Fix a potential race in the CUDA TopK kernel (#19917)

### Description If the `K` value is flowing through as a tensor, we are updating a mutable member of the `TopK` class and basing the compute off that - which is likely to cause data race issues with concurrent Run() calls and `K` value changes. ### Motivation and Context Fix potential race in CUDA TopK kernel
2026-07-07 17:15:29 +00:00 · 2024-03-14 18:13:47 -07:00 · 2024-03-14 18:13:47 -07:00 · 42399dfd2b
commit 42399dfd2b
parent bcf47d3546
2 changed files with 18 additions and 8 deletions
--- a/onnxruntime/core/providers/cuda/math/topk.cc
+++ b/onnxruntime/core/providers/cuda/math/topk.cc
@ -56,7 +56,7 @@ TopK<inputk>::TopK(const OpKernelInfo& info) : CudaKernel(info) {
  info.GetAttrOrDefault<int64_t>("largest", &largest_, 1);
  info.GetAttrOrDefault<int64_t>("sorted", &sorted_, 1);
  if (!inputk) {
-    info.GetAttrOrDefault<int64_t>("k", &K_, 0);
+    info.GetAttrOrDefault<int64_t>("k", &attr_k_, 0);
  }
 }

@ -67,7 +67,7 @@ TopK<inputk>::TopK(const OpKernelInfo& info) : CudaKernel(info) {
                                static_cast<int64_t*>(tensor_I->MutableDataRaw()), \
                                elem_nums_cuda,                                    \
                                elem_nums.size(),                                  \
-                                axis, K_, largest_, sorted_, N, dimension)
+                                axis, k_value, largest_, sorted_, N, dimension)

 template <bool inputk>
 Status TopK<inputk>::ComputeInternal(OpKernelContext* ctx) const {
@ -77,19 +77,29 @@ Status TopK<inputk>::ComputeInternal(OpKernelContext* ctx) const {
  int32_t axis = static_cast<int32_t>(axis_ < 0 ? rank + axis_ : axis_);
  ORT_ENFORCE(axis > -1 && axis < rank);

+  int64_t k_value = 0;
  if (inputk) {
    auto tensor_K = ctx->Input<Tensor>(1);
    ORT_ENFORCE(nullptr != tensor_K);
-    K_ = *tensor_K->Data<int64_t>();
-    ORT_ENFORCE(K_ >= 0 && K_ <= tensor_X->Shape().GetDims()[axis]);
+    k_value = *tensor_K->Data<int64_t>();
+  } else {  // from attribute
+    k_value = attr_k_;
  }

-  auto output_shape = tensor_X->Shape();
-  output_shape[axis] = K_;
+  // Now that we know the value of 'K' and the input shape,
+  // make a final validation before going to the implementation
+  const auto& input_shape = tensor_X->Shape();
+  if ((k_value < 0) || (k_value > input_shape.GetDims()[axis])) {
+    return ORT_MAKE_STATUS(ONNXRUNTIME, INVALID_ARGUMENT, "Value of K outside range.

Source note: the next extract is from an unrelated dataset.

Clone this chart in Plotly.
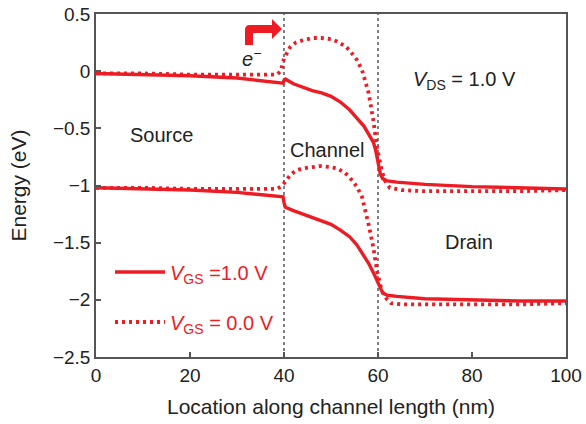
import plotly.graph_objects as go

# ---- data (nm, eV) ----
x_ec_on = [0, 10, 20, 30, 35, 39.8, 40.0, 40.3, 42, 44, 46, 48, 50, 52, 54, 55.5, 57, 58, 59, 59.5, 60, 60.5, 61, 62, 64, 70, 80, 90, 100]
y_ec_on = [-0.02, -0.03, -0.04, -0.06, -0.08, -0.105, -0.08, -0.07, -0.11, -0.14, -0.17, -0.19, -0.22, -0.27, -0.34, -0.41, -0.48, -0.55, -0.62, -0.69, -0.80, -0.90, -0.94, -0.96, -0.97, -0.99, -1.01, -1.02, -1.03]

x_ev_on = [0, 10, 20, 30, 35, 39.8, 40.0, 40.3, 42, 44, 46, 48, 50, 52, 54, 55.5, 57, 58, 59, 60, 60.5, 61, 62, 64, 70, 80, 90, 100]
y_ev_on = [-1.02, -1.03, -1.04, -1.06, -1.08, -1.10, -1.15, -1.19, -1.22, -1.25, -1.28, -1.31, -1.34, -1.39, -1.45, -1.52, -1.61, -1.68, -1.76, -1.85, -1.90, -1.94, -1.96, -1.97, -1.99, -2.00, -2.01, -2.01]

x_ec_off = [0, 10, 20, 30, 38.5, 39.3, 40, 41.3, 42.5, 44, 46, 48, 50, 51.3, 53, 54, 55.5, 56.6, 58, 59, 59.8, 60.8, 61.5, 62.5, 65, 70, 80, 90, 100]
y_ec_off = [-0.02, -0.02, -0.03, -0.03, -0.03, 0.0, 0.11, 0.21, 0.25, 0.27, 0.29, 0.29, 0.28, 0.26, 0.22, 0.18, 0.10, 0.01, -0.19, -0.43, -0.67, -0.87, -0.96, -1.02, -1.04, -1.05, -1.05, -1.05, -1.04]

x_ev_off = [0, 10, 20, 30, 38.5, 39.3, 40, 41.3, 42.5, 44, 46, 47.7, 50, 51.3, 53, 54, 55.5, 56.6, 58, 59, 59.8, 60.8, 61.8, 62.8, 65, 70, 80, 90, 100]
y_ev_off = [-1.02, -1.02, -1.03, -1.03, -1.03, -1.01, -0.98, -0.91, -0.87, -0.85, -0.835, -0.83, -0.84, -0.85, -0.89, -0.93, -1.01, -1.10, -1.34, -1.54, -1.75, -1.92, -1.99, -2.03, -2.04, -2.04, -2.04, -2.04, -2.03]

x_ticks = [0, 20, 40, 60, 80, 100]
y_ticks = [-2.5, -2, -1.5, -1, -0.5, 0, 0.5]
boundaries = [40, 60]

RED = "#ed1c24"
FONT = "Liberation Sans, Arial, sans-serif"
TXT = "#222222"

fig = go.Figure()
fig.add_trace(go.Scatter(x=x_ec_on, y=y_ec_on, mode="lines",
                         line=dict(color=RED, width=3.4),
                         name="<i>V</i><sub>GS</sub> =1.0 V", legend="legend"))
fig.add_trace(go.Scatter(x=x_ev_on, y=y_ev_on, mode="lines",
                         line=dict(color=RED, width=3.4),
                         showlegend=False))
fig.add_trace(go.Scatter(x=x_ec_off, y=y_ec_off, mode="lines",
                         line=dict(color=RED, width=3.8, dash="3px,4px"),
                         name="<i>V</i><sub>GS</sub> = 0.0 V", legend="legend2"))
fig.add_trace(go.Scatter(x=x_ev_off, y=y_ev_off, mode="lines",
                         line=dict(color=RED, width=3.8, dash="3px,4px"),
                         showlegend=False))

# vertical boundary lines
for b in boundaries:
    fig.add_shape(type="line", xref="x", yref="paper", x0=b, x1=b, y0=0, y1=1,
                  line=dict(color="#555555", width=1.5, dash="dot"), layer="below")

# bent arrow (pixel geometry converted to paper coords)
L, R, T, B = 96, 566, 14, 357
def px(p):
    return (p - L) / (R - L)
def py(p):
    return (B - p) / (B - T)
arrow_path = (f"M {px(245)},{py(45)} L {px(245)},{py(30)} Q {px(245)},{py(25)} {px(250)},{py(25)} "
              f"L {px(272)},{py(25)} L {px(272)},{py(19)} L {px(282)},{py(29)} L {px(272)},{py(39)} "
              f"L {px(272)},{py(33)} L {px(253)},{py(33)} L {px(253)},{py(45)} Z")
fig.add_shape(type="path", xref="paper", yref="paper", path=arrow_path,
              fillcolor=RED, line=dict(width=0))

ann_font = dict(family=FONT, size=20, color=TXT)
fig.add_annotation(x=14.0, y=-0.56, text="Source", showarrow=False, font=ann_font)
fig.add_annotation(x=49.3, y=-0.69, text="Channel", showarrow=False, font=ann_font)
fig.add_annotation(x=79.4, y=-1.49, text="Drain", showarrow=False, font=ann_font)
fig.add_annotation(x=78.5, y=-0.08, text="<i>V</i><sub>DS</sub> = 1.0 V", showarrow=False, font=ann_font)
fig.add_annotation(x=33.0, y=0.12, text="<i>e</i><sup>−</sup>", showarrow=False, font=ann_font)

axis_common = dict(showline=True, linecolor="#555555", linewidth=1.5, mirror=True,
                   ticks="inside", ticklen=5, tickwidth=1.5, tickcolor="#555555",
                   showgrid=False, zeroline=False, automargin=False,
                   tickfont=dict(family=FONT, size=19, color=TXT))

fig.update_layout(
    width=586, height=424,
    margin=dict(l=96, r=20, t=14, b=67),
    paper_bgcolor="white", plot_bgcolor="white",
    font=dict(family=FONT, color=TXT),
    xaxis=dict(range=[0, 100], tickvals=x_ticks,
               title=dict(text="Location along channel length (nm)",
                          font=dict(family=FONT, size=21, color=TXT), standoff=15),
               **axis_common),
    yaxis=dict(range=[-2.5, 0.5], tickvals=y_ticks,
               title=dict(text="Energy (eV)", font=dict(family=FONT, size=21, color=TXT), standoff=21),
               **axis_common),
    legend=dict(x=px(110), y=py(272), xanchor="left", yanchor="middle", itemwidth=50,
                bgcolor="rgba(0,0,0,0)", font=dict(family=FONT, size=20, color=RED)),
    legend2=dict(x=px(110), y=py(322), xanchor="left", yanchor="middle", itemwidth=50,
                 bgcolor="rgba(0,0,0,0)", font=dict(family=FONT, size=20, color=RED)),
)

fig.write_html("out.html", config={"displayModeBar": False},
               post_script="document.body.style.margin='0';document.body.style.overflow='hidden';")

K value: ", k_value,
+                           ". Input shape: ", input_shape, " . Axis: ", axis);
+  }
+
+  auto output_shape = input_shape;
+  output_shape[axis] = k_value;
  auto tensor_V = ctx->Output(0, output_shape);
  auto tensor_I = ctx->Output(1, output_shape);

-  if (0 == K_) {
+  if (output_shape.Size() == 0) {  // Bail out early if the output is going to be empty
    return Status::OK();
  }

--- a/onnxruntime/core/providers/cuda/math/topk.h
+++ b/onnxruntime/core/providers/cuda/math/topk.h
@ -17,7 +17,7 @@ class TopK final : public CudaKernel {
  int64_t axis_;
  int64_t largest_;
  int64_t sorted_;
-  mutable int64_t K_;
+  int64_t attr_k_;
 };
 }  // namespace cuda
 }  // namespace onnxruntime